MR. REED: Madam President, we have had a lengthy debate, and in the end I decided to vote against final passage of S. 2248, the FISA Amendments Act of 2007.
First, I commend Senators Rockefeller and Bond for recognizing immediately that the Protect America Act, passed in August, needed modifications. S. 2248 does improve FISA procedures. The bill increases the role of the FISA Court with respect to targeting. It mandates FISA Court review and approval of the minimization procedures governing the protection of identities and nonpublic information about U.S. persons. This bill also provides statutory rules for the use of information acquired under it.
However, when S. 2248 came before the full Senate for debate, I, and many of my colleagues, believed that additional protections and clarifications could and should be added. But it soon became clear that all such measures would be defeated.
I was particularly disappointed that Senator Feinstein's amendment on exclusivity did not pass. I believe it is very important to reiterate that FISA is the exclusive means for conducting surveillance on Americans for foreign intelligence purposes. I would have thought that every member of the Senate would have been interested in clarifying what the administration was authorized to do under the laws that Congress passes rather than allowing the administration to boldly and erroneously assert authorities from the Authorization for the Use of Military Force against al-Qaida and the Taliban. But unfortunately I was wrong.

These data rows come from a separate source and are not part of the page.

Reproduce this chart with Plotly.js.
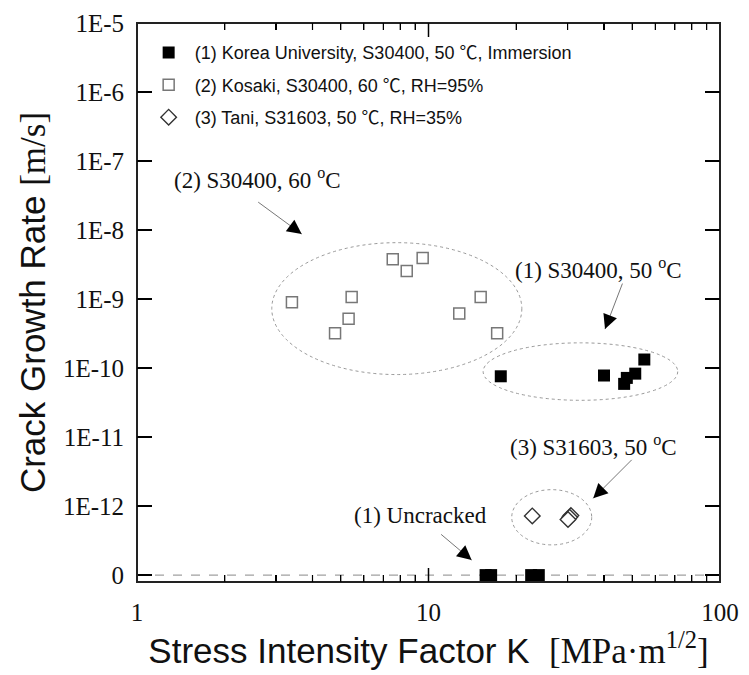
<!DOCTYPE html>
<html><head><meta charset="utf-8">
<script src="https://cdn.plot.ly/plotly-3.0.1.min.js"></script>
<style>body{margin:0;background:#fff}</style>
</head><body>
<div id="chart" style="width:749px;height:675px"></div>
<script>
// (1) Korea University, S30400, 50 ℃, Immersion
const koreaK    = [17.7, 40.0, 46.9, 47.9, 51.2, 55.0];
const koreaRate = [7.6e-11, 7.8e-11, 5.9e-11, 7.2e-11, 8.3e-11, 1.33e-10];
// (1) uncracked specimens, plotted on the "0" level
const uncrackedK    = [15.7, 16.4, 22.5, 23.9];
const uncrackedRate = [1e-13, 1e-13, 1e-13, 1e-13];
// (2) Kosaki, S30400, 60 ℃, RH=95%
const kosakiK    = [3.40, 5.45, 5.32, 4.78, 7.54, 8.42, 9.55, 12.75, 15.1, 17.2];
const kosakiRate = [9.0e-10, 1.07e-9, 5.2e-10, 3.2e-10, 3.76e-9, 2.54e-9, 3.93e-9, 6.2e-10, 1.07e-9, 3.2e-10];
// (3) Tani, S31603, 50 ℃, RH=35%
const taniK    = [22.7, 30.8, 30.5, 30.1];
const taniRate = [7.2e-13, 7.3e-13, 6.9e-13, 6.4e-13];

const degC = '<span style="font-family:\'Noto Sans CJK JP\'">\u2103</span>';
const seriesNames = [
  '(1) Korea University, S30400, 50 ' + degC + ', Immersion',
  '(2) Kosaki, S30400, 60 ' + degC + ', RH=95%',
  '(3) Tani, S31603, 50 ' + degC + ', RH=35%'
];

const xTickVals = [1, 10, 100];
const xTickText = ['1', '10', '100'];
const xMinorVals = [2,3,4,5,6,7,8,9,20,30,40,50,60,70,80,90];
const yTickVals = [1e-5, 1e-6, 1e-7, 1e-8, 1e-9, 1e-10, 1e-11, 1e-12, 1e-13];
const yTickText = ['1E-5','1E-6','1E-7','1E-8','1E-9','1E-10','1E-11','1E-12','0'];

const serif = 'Liberation Serif, Times New Roman, serif';
const sans = 'Liberation Sans, Arial, sans-serif';

const traces = [
  {x: koreaK, y: koreaRate, name: seriesNames[0], type: 'scatter', mode: 'markers',
   legendgroup: 'g1',
   marker: {symbol: 'square', size: 12, color: '#000', line: {width: 0}}},
  {x: uncrackedK, y: uncrackedRate, name: seriesNames[0], type: 'scatter', mode: 'markers',
   legendgroup: 'g1', showlegend: false,
   marker: {symbol: 'square', size: 12, color: '#000', line: {width: 0}}},
  {x: kosakiK, y: kosakiRate, name: seriesNames[1], type: 'scatter', mode: 'markers',
   legendgroup: 'g2',
   marker: {symbol: 'square-open', size: 11, color: '#777', line: {width: 1.5, color: '#777'}}},
  {x: taniK, y: taniRate, name: seriesNames[2], type: 'scatter', mode: 'markers',
   legendgroup: 'g3',
   marker: {symbol: 'diamond', size: 12, color: '#fff', line: {width: 1.4, color: '#333'}}}
];

const ell = (x0, x1, y0, y1) => ({type: 'circle', xref: 'x', yref: 'y', x0, x1, y0, y1,
  layer: 'below', line: {color: '#999', width: 1, dash: 'dot'}});

const txt = (x, y, text) => ({x, y, xref: 'x', yref: 'y', text, showarrow: false,
  xanchor: 'left', yanchor: 'middle', font: {family: serif, size: 23, color: '#111'}});
const shaft = (x, y, ax, ay) => ({x, y, xref: 'x', yref: 'y', ax, ay, text: '', showarrow: true,
  arrowhead: 0, arrowwidth: 1, arrowcolor: '#777', standoff: 0});
const head = (x, y, ax, ay) => {
  const L = Math.hypot(ax, ay), s = 9 / L;
  return {x, y, xref: 'x', yref: 'y', ax: ax * s, ay: ay * s, text: '', font: {size: 1},
    showarrow: true, arrowhead: 2, arrowsize: 2.4, arrowwidth: 1.2, arrowcolor: '#000', standoff: 0};
};

const arrows = [
  [0.565, -8.058, -45, -33],
  [1.6055, -9.435, 18, -47],
  [1.565, -11.888, 40, -40],
  [1.148, -12.783, -32, -27]
];

// tick marks drawn as axis-referenced shapes (plot area 583 x 559 px)
const PW = 583, PH = 559;
const xTick = (v, len, w) => [
  {type: 'line', xref: 'x', yref: 'paper', x0: v, x1: v, y0: 0, y1: len / PH, layer: 'above', line: {color: '#000', width: w}},
  {type: 'line', xref: 'x', yref: 'paper', x0: v, x1: v, y0: 1, y1: 1 - len / PH, layer: 'above', line: {color: '#000', width: w}}
];
const yTick = (v) => [
  {type: 'line', xref: 'paper', yref: 'y', x0: 0, x1: 15 / PW, y0: v, y1: v, layer: 'above', line: {color: '#000', width: 1.5}},
  {type: 'line', xref: 'paper', yref: 'y', x0: 1, x1: 1 - 9 / PW, y0: v, y1: v, layer: 'above', line: {color: '#000', width: 1.5}}
];
const tickShapes = []
  .concat(...xTickVals.slice(1, -1).map(v => xTick(v, 14, 1.5)))
  .concat(...xMinorVals.map(v => xTick(v, 7, 1.2)))
  .concat(...yTickVals.slice(1, -1).map(v => yTick(v)));

const layout = {
  width: 749, height: 675,
  margin: {l: 137, r: 29, t: 23, b: 93},
  paper_bgcolor: '#fff', plot_bgcolor: '#fff',
  showlegend: true,
  legend: {x: 0.0097, y: 0.98, xanchor: 'left', yanchor: 'top',
    font: {family: sans, size: 18, color: '#111'}, bgcolor: 'rgba(0,0,0,0)',
    tracegroupgap: 6, itemwidth: 42},
  xaxis: {type: 'log', range: [0, 2], tickmode: 'array', tickvals: xTickVals, ticktext: xTickText,
    ticks: 'inside', ticklen: 14, tickwidth: 1.5, tickcolor: '#000',
    showline: true, linecolor: '#222', linewidth: 1, mirror: 'ticks',
    showgrid: false, zeroline: false, ticklabelstandoff: 8,
    tickfont: {family: serif, size: 25, color: '#111'},
    minor: {tickmode: 'array', tickvals: xMinorVals, ticks: 'inside', ticklen: 7, tickwidth: 1.2, tickcolor: '#000', showgrid: false},
    title: {text: 'Stress Intensity Factor K  <span style="font-family:\'Liberation Serif\'">[MPa\u00b7m<sup>1/2</sup>]</span>',
      font: {family: sans, size: 35, color: '#111'}, standoff: 12}},
  yaxis: {type: 'log', range: [-13.1, -5], tickmode: 'array', tickvals: yTickVals, ticktext: yTickText,
    ticks: 'inside', ticklen: 15, tickwidth: 1.5, tickcolor: '#000',
    showline: true, linecolor: '#222', linewidth: 1, mirror: 'ticks',
    showgrid: false, zeroline: false, ticklabelstandoff: 7,
    tickfont: {family: serif, size: 25, color: '#111'},
    title: {text: 'Crack Growth Rate <span style="font-family:\'Liberation Serif\'">[m/s]</span>',
      font: {family: sans, size: 35, color: '#111'}, standoff: 6}},
  shapes: [
    {type: 'line', xref: 'paper', yref: 'y', x0: 0, x1: 1, y0: 1e-13, y1: 1e-13, layer: 'below',
     line: {color: '#888', width: 1, dash: 'dash'}},
    ell(2.90, 20.9, 6.56e-9, 8.05e-11),
    ell(15.4, 71.6, 2.32e-10, 3.41e-11),
    ell(19.3, 36.3, 1.73e-12, 2.74e-13),
    {type: 'rect', xref: 'paper', yref: 'paper', x0: 0, x1: 1, y0: 0, y1: 1, layer: 'above',
     line: {color: '#222', width: 2}, fillcolor: 'rgba(0,0,0,0)'}
  ].concat(tickShapes),
  annotations: [
    txt(0.120, -7.246, '(2) S30400, 60 <sup>o</sup>C'),
    txt(1.290, -8.551, '(1) S30400, 50 <sup>o</sup>C'),
    txt(1.273, -11.116, '(3) S31603, 50 <sup>o</sup>C'),
    txt(0.7376, -12.13, '(1) Uncracked')
  ].concat(arrows.map(a => shaft(...a))).concat(arrows.map(a => head(...a)))
};

Plotly.newPlot('chart', traces, layout, {displayModeBar: false, staticPlot: true});
</script>
</body></html>
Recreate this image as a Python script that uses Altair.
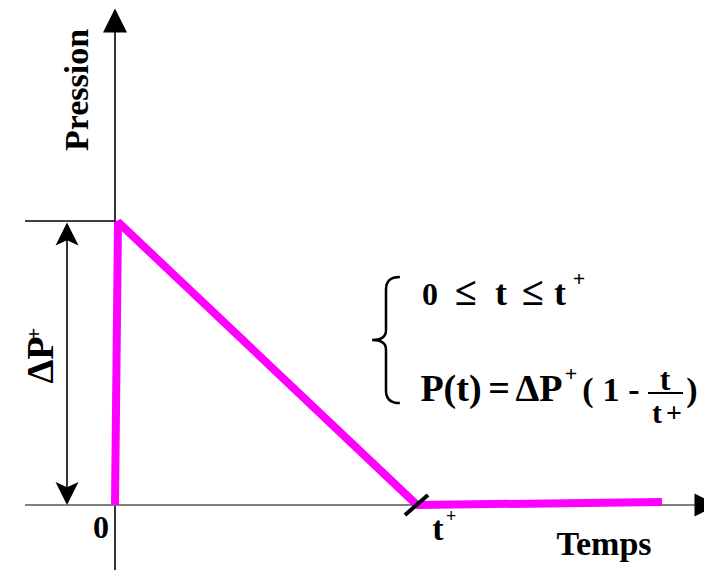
import altair as alt
import pandas as pd

# Units: t in multiples of t+, p in multiples of ΔP+
X_DOMAIN = [-0.356667, 1.963333]
Y_DOMAIN = [-0.228873, 1.75]

# Pressure history (triangular pulse)
pulse_t = [0.0, 0.01, 1.0067, 1.8233]
pulse_p = [0.0, 0.9965, 0.0, 0.0106]

# Straight guide lines: axes, reference line, dimension arrow shaft, fraction bar
seg_t1 = [0.0, -0.30, -0.30, -0.16, 1.7767]
seg_p1 = [-0.30, 0.0, 1.0, 0.03, 0.3944]
seg_t2 = [0.0, 1.9333, 0.0, -0.16, 1.8933]
seg_p2 = [1.6655, 0.0, 1.0, 0.97, 0.3944]
seg_col = ["#000000", "#808080", "#000000", "#000000", "#000000"]
seg_w = [1.6, 2.0, 1.6, 1.6, 2.0]

# t+ tick on the time axis
tick_t1 = [0.9667]
tick_p1 = [-0.0352]
tick_t2 = [1.0433]
tick_p2 = [0.0352]

# Arrow heads
head_t = [0.0, 1.97, -0.16, -0.16]
head_p = [1.706, 0.0, 0.9542, 0.0405]
head_shape = [
    "M0,-1L1,1L-1,1Z",
    "M1,0L-1,-1L-1,1Z",
    "M0,-1L1,1L0,0.55L-1,1Z",
    "M0,1L1,-1L0,-0.55L-1,-1Z",
]
head_size = [576, 529, 529, 529]

# Brace
brace_t = [0.9033]
brace_p = [0.581]
brace_shape = ["M0.22,-1Q0,-1 0,-0.8L0,-0.15Q0,0 -0.22,0Q0,0 0,0.15L0,0.8Q0,1 0.22,1"]
brace_size = [15876]

# Texts (alphabetic baseline)
txt_label = ["Pression", "ΔP", "0", "t", "Temps",
             "0", "≤", "t", "≤", "t",
             "P(t)", "=", "ΔP", "(", "1", "-", ")", "t", "t"]
txt_t = [-0.09, -0.2067, -0.0467, 1.0767, 1.63,
         1.05, 1.17, 1.2867, 1.3933, 1.4833,
         1.12, 1.28, 1.4133, 1.5767, 1.6533, 1.73, 1.9233, 1.8333, 1.8067]
txt_p = [1.4613, 0.5106, -0.1162, -0.1232, -0.176,
         0.7042, 0.7042, 0.7042, 0.7042, 0.7042,
         0.3662, 0.3662, 0.3662, 0.3662, 0.3662, 0.3662, 0.3662, 0.4049, 0.2887]
txt_fs = [34, 38, 32, 34, 34,
          32, 40, 36, 40, 36,
          38, 38, 38, 34, 34, 34, 34, 32, 30]
txt_angle = [270, 270, 0, 0, 0,
             0, 0, 0, 0, 0,
             0, 0, 0, 0, 0, 0, 0, 0, 0]

# Superscript "+" signs (middle baseline)
sup_label = ["+", "+", "+", "+", "+"]
sup_t = [-0.27, 1.12, 1.5467, 1.52, 1.8633]
sup_p = [0.602, -0.0423, 0.7958, 0.4613, 0.3204]
sup_fs = [22, 18, 22, 22, 28]
sup_angle = [270, 0, 0, 0, 0]

xs = alt.Scale(domain=X_DOMAIN, nice=False, zero=False)
ys = alt.Scale(domain=Y_DOMAIN, nice=False, zero=False)

seg_df = pd.DataFrame({"t1": seg_t1, "p1": seg_p1, "t2": seg_t2, "p2": seg_p2,
                       "col": seg_col, "w": seg_w})
segs = alt.Chart(seg_df).mark_rule().encode(
    x=alt.X("t1:Q", scale=xs, axis=None),
    x2="t2:Q",
    y=alt.Y("p1:Q", scale=ys, axis=None),
    y2="p2:Q",
    color=alt.Color("col:N", scale=None),
    strokeWidth=alt.StrokeWidth("w:Q", scale=None),
)

pulse_df = pd.DataFrame({"t": pulse_t, "p": pulse_p, "o": list(range(len(pulse_t)))})
pulse = alt.Chart(pulse_df).mark_line(color="#FF00FF", strokeWidth=8, strokeJoin="bevel").encode(
    x=alt.X("t:Q", scale=xs, axis=None),
    y=alt.Y("p:Q", scale=ys, axis=None),
    order="o:Q",
)

tick_df = pd.DataFrame({"t1": tick_t1, "p1": tick_p1, "t2": tick_t2, "p2": tick_p2})
tick = alt.Chart(tick_df).mark_rule(color="black", strokeWidth=4).encode(
    x=alt.X("t1:Q", scale=xs, axis=None),
    x2="t2:Q",
    y=alt.Y("p1:Q", scale=ys, axis=None),
    y2="p2:Q",
)

head_df = pd.DataFrame({"t": head_t, "p": head_p, "shape": head_shape, "size": head_size})
heads = alt.Chart(head_df).mark_point(filled=True, color="black", opacity=1, strokeWidth=0).encode(
    x=alt.X("t:Q", scale=xs, axis=None),
    y=alt.Y("p:Q", scale=ys, axis=None),
    shape=alt.Shape("shape:N", scale=None),
    size=alt.Size("size:Q", scale=None),
)

brace_df = pd.DataFrame({"t": brace_t, "p": brace_p, "shape": brace_shape, "size": brace_size})
brace = alt.Chart(brace_df).mark_point(filled=False, color="black", opacity=1, strokeWidth=2.5).encode(
    x=alt.X("t:Q", scale=xs, axis=None),
    y=alt.Y("p:Q", scale=ys, axis=None),
    shape=alt.Shape("shape:N", scale=None),
    size=alt.Size("size:Q", scale=None),
)

txt_df = pd.DataFrame({"label": txt_label, "t": txt_t, "p": txt_p, "fs": txt_fs, "angle": txt_angle})
texts = alt.Chart(txt_df).mark_text(
    font="Liberation Serif", fontWeight="bold", align="center", baseline="alphabetic", color="black"
).encode(
    x=alt.X("t:Q", scale=xs, axis=None),
    y=alt.Y("p:Q", scale=ys, axis=None),
    text="label:N",
    size=alt.Size("fs:Q", scale=None),
    angle=alt.Angle("angle:Q", scale=None),
)

sup_df = pd.DataFrame({"label": sup_label, "t": sup_t, "p": sup_p, "fs": sup_fs, "angle": sup_angle})
sups = alt.Chart(sup_df).mark_text(
    font="Liberation Serif", fontWeight="bold", align="center", baseline="middle", color="black"
).encode(
    x=alt.X("t:Q", scale=xs, axis=None),
    y=alt.Y("p:Q", scale=ys, axis=None),
    text="label:N",
    size=alt.Size("fs:Q", scale=None),
    angle=alt.Angle("angle:Q", scale=None),
)

chart = alt.layer(segs, pulse, tick, heads, brace, texts, sups).properties(
    width=696, height=562, padding=0, autosize="none", background="white"
).configure_view(stroke=None)

chart.save("out.html", embed_options={"renderer": "svg", "actions": False})
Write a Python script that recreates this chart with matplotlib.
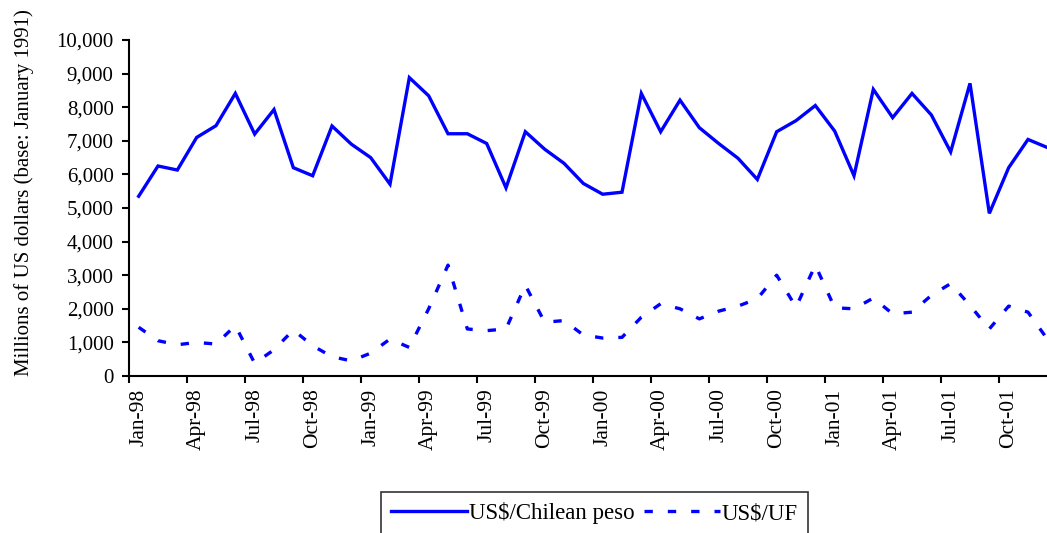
import matplotlib
matplotlib.use("Agg")
import matplotlib.pyplot as plt
from matplotlib.ticker import FuncFormatter, FixedLocator

# Monthly series, Jan-1998 .. Dec-2001
months = [f"{m}-{y}" for y in ["98", "99", "00", "01"]
          for m in ["Jan", "Feb", "Mar", "Apr", "May", "Jun",
                    "Jul", "Aug", "Sep", "Oct", "Nov", "Dec"]]

peso = [5350, 6250, 6130, 7100, 7450, 8410, 7200, 7930, 6200, 5960, 7440, 6900,
        6500, 5710, 8880, 8340, 7210, 7210, 6920, 5600, 7270, 6750, 6330, 5730,
        5410, 5470, 8410, 7270, 8210, 7390, 6920, 6480, 5850, 7270, 7600, 8050,
        7290, 5960, 8530, 7690, 8410, 7770, 6670, 8710, 4840, 6200, 7040, 6800]

uf = [1450, 1050, 930, 1000, 950, 1500, 380, 780, 1370, 900, 575, 450,
      680, 1100, 850, 2000, 3300, 1400, 1350, 1400, 2700, 1600, 1650, 1220,
      1130, 1150, 1750, 2150, 2000, 1700, 1930, 2080, 2300, 3000, 2050, 3300,
      2030, 2000, 2320, 1850, 1900, 2400, 2750, 2100, 1400, 2080, 1900, 1100]

label_peso = "US$/Chilean peso"
label_uf = "US$/UF"
y_label = "Millions of US dollars (base: January 1991)"

plt.rcParams["font.family"] = ["Liberation Serif", "DejaVu Serif"]
FS = 15

W, H = 1047, 533
fig = plt.figure(figsize=(W / 100, H / 100), dpi=100)
left_px, right_px, top_px, bottom_px = 129, 1057, 40, 376
ax = fig.add_axes([left_px / W, 1 - bottom_px / H,
                   (right_px - left_px) / W, (bottom_px - top_px) / H])

x = list(range(len(months)))
blue = "#0000FF"
ax.plot(x, peso, color=blue, lw=2.4, solid_joinstyle="miter", label=label_peso)
ax.plot(x, uf, color=blue, lw=2.4, dashes=(2.5, 4.5), label=label_uf)

ax.set_xlim(-0.5, len(months) - 0.5)
ax.set_ylim(0, 10000)
ax.set_yticks(range(0, 10001, 1000))
ax.yaxis.set_major_formatter(FuncFormatter(lambda v, p: f"{int(v):,}"))

# category boundaries carry the tick marks, centres carry the labels
ax.xaxis.set_major_locator(FixedLocator([i - 0.5 for i in range(0, len(months) + 1, 3)]))
ax.xaxis.set_minor_locator(FixedLocator(list(range(0, len(months), 3))))
ax.set_xticklabels([])
ax.set_xticklabels([months[i] for i in range(0, len(months), 3)], minor=True,
                   rotation=90)
ax.tick_params(axis="x", which="major", direction="out", length=5, width=1.5)
ax.tick_params(axis="x", which="minor", length=0, pad=9, labelsize=15.5)
ax.tick_params(axis="y", direction="out", length=5, width=1.5, pad=6, labelsize=FS)

for side in ["top", "right"]:
    ax.spines[side].set_visible(False)
for side in ["left", "bottom"]:
    ax.spines[side].set_linewidth(1.5)

fig.text(24 / W, 1 - 193 / H, y_label, rotation=90, ha="center", va="center",
         fontsize=FS)

leg = fig.legend(loc="upper left", bbox_to_anchor=(381 / W, 1 - 492 / H),
                 ncol=2, fontsize=16.5, frameon=True, fancybox=False,
                 borderaxespad=0, handlelength=3.3, handletextpad=0.1,
                 columnspacing=0.4, borderpad=0.45)
leg.get_frame().set_edgecolor("black")
leg.get_frame().set_linewidth(1.2)

fig.savefig("out.png", dpi=100)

I also admit that I had serious concerns about granting retroactive immunity to telecommunications companies for actions they may or may not have taken in response to administration requests that may or may not have been legal. One of my concerns is regarding the accessibility of information.
First, my colleagues on the Judiciary Committee and Intelligence Committee were allowed to read the necessary documents only after extensive negotiations with the administration. I, and the rest of my Senate colleagues who are not on those committees, were denied access to those documents.
In addition, the telecommunications companies who have been named in several lawsuits have been prohibited by the Government from providing any information regarding this issue to the courts, to the plaintiffs, to Members of Congress, or to the public. Yet we were asked to blindly vote for retroactive immunity, which is something I simply could not do. Therefore I supported Senator Dodd's amendment to strike immunity, but it did not pass.
I was then willing to consider some compromise approaches, such as the Specter and Whitehouse amendment, which would have substituted the Government for the telecommunications companies in civil suits, or Senator Feinstein's amendment, which would have provided for the FISA Court's review of the telecommunications companies to determine if immunity should apply. However, neither of these amendments was able to secure enough votes to pass. At the end of day, retroactive immunity remained in the bill, setting what I believe could be a dangerous precedent.
S. 2248 is indeed an improvement over the Protect America Act. But in my judgment, it still did not provide enough protections to American citizens and did not provide ample justification for retroactive immunity for telecommunications companies. I therefore voted to oppose the bill. I hope to continue to work with my colleagues to pass the modifications I believe are needed.